==== Supplied information ====

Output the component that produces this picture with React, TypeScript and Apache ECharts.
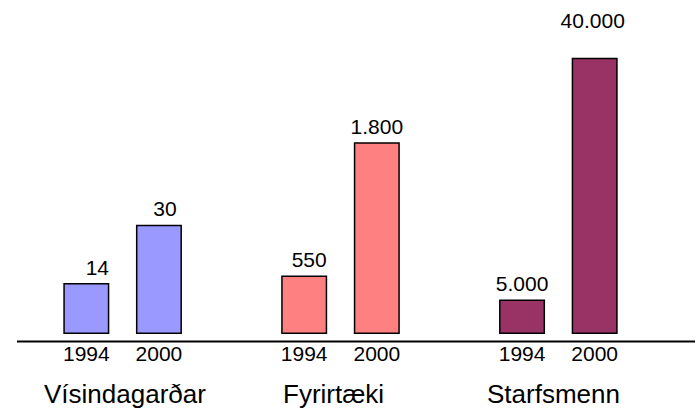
import React, { useEffect, useRef } from "react";
import * as echarts from "echarts";

const years = ["1994", "2000"];
const groupNames = ["Vísindagarðar", "Fyrirtæki", "Starfsmenn"];
const visindagardar = [14, 30];
const fyrirtaeki = [550, 1800];
const starfsmenn = [5000, 40000];
const groupValues = [visindagardar, fyrirtaeki, starfsmenn];

const colors = ["#9999FF", "#FF8080", "#993366"];
const axisMax = [89, 3040, 46900];
const labelOffsets = [
  [[11, 0], [6, 0]],
  [[5, 0], [0, 0]],
  [[0, 0], [-2, -21]],
];
const nameX = [44, 283, 487];
const FONT = "Liberation Sans, Arial, sans-serif";

const fmt = (v: number) => String(v).replace(/\B(?=(\d{3})+(?!\d))/g, ".");

export default function App() {
  const ref = useRef<HTMLDivElement>(null);
  useEffect(() => {
    if (!ref.current) return;
    document.body.style.margin = "0";
    const chart = echarts.init(ref.current, undefined, { renderer: "svg" });
    const categories: string[] = [];
    groupValues.forEach((_, gi) => {
      years.forEach((y) => categories.push(y));
      if (gi < groupValues.length - 1) categories.push("");
    });
    const series = groupValues.map((vals, gi) => {
      const data: any[] = categories.map(() => "-");
      vals.forEach((v, yi) => {
        data[gi * 3 + yi] = {
          value: v,
          label: { offset: labelOffsets[gi][yi] },
        };
      });
      return {
        type: "bar",
        yAxisIndex: gi,
        barWidth: 46,
        barGap: "-100%",
        data,
        itemStyle: { color: colors[gi], borderColor: "#000", borderWidth: 1.5 },
        label: {
          show: true,
          position: "top",
          distance: 5.5,
          fontSize: 21,
          color: "#000",
          fontFamily: FONT,
          formatter: (p: any) => fmt(p.value),
        },
      };
    });
    chart.setOption({
      animation: false,
      backgroundColor: "#fff",
      grid: { left: 50, right: 67, top: 10, bottom: 76 },
      xAxis: {
        type: "category",
        data: categories,
        axisLine: { show: false },
        axisTick: { show: false },
        axisLabel: { fontSize: 21, color: "#000", margin: 9, fontFamily: FONT, interval: 0 },
      },
      yAxis: axisMax.map((m) => ({ type: "value", min: 0, max: m, show: false, splitLine: { show: false } })),
      series,
      graphic: [
        { type: "line", shape: { x1: 17, y1: 341.5, x2: 695, y2: 341.5 }, style: { stroke: "#000", lineWidth: 2 } },
        ...groupNames.map((n, i) => ({
          type: "text",
          x: nameX[i],
          y: 394,
          style: { text: n, fontSize: 26, fill: "#000", fontFamily: FONT, verticalAlign: "middle" },
        })),
      ],
    });
    return () => chart.dispose();
  }, []);
  return <div ref={ref} style={{ width: 698, height: 410 }} />;
}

====

> [What the exercise asks]: With all pictures left out, please transcribe exactly the lines from the start of the material through the line with "const groupValues = [visindagardar, fyrirtaeki, starfsmenn];".

> [The response]:
Output the component that produces this picture with React, TypeScript and Apache ECharts.
import React, { useEffect, useRef } from "react";
import * as echarts from "echarts";

const years = ["1994", "2000"];
const groupNames = ["Vísindagarðar", "Fyrirtæki", "Starfsmenn"];
const visindagardar = [14, 30];
const fyrirtaeki = [550, 1800];
const starfsmenn = [5000, 40000];
const groupValues = [visindagardar, fyrirtaeki, starfsmenn];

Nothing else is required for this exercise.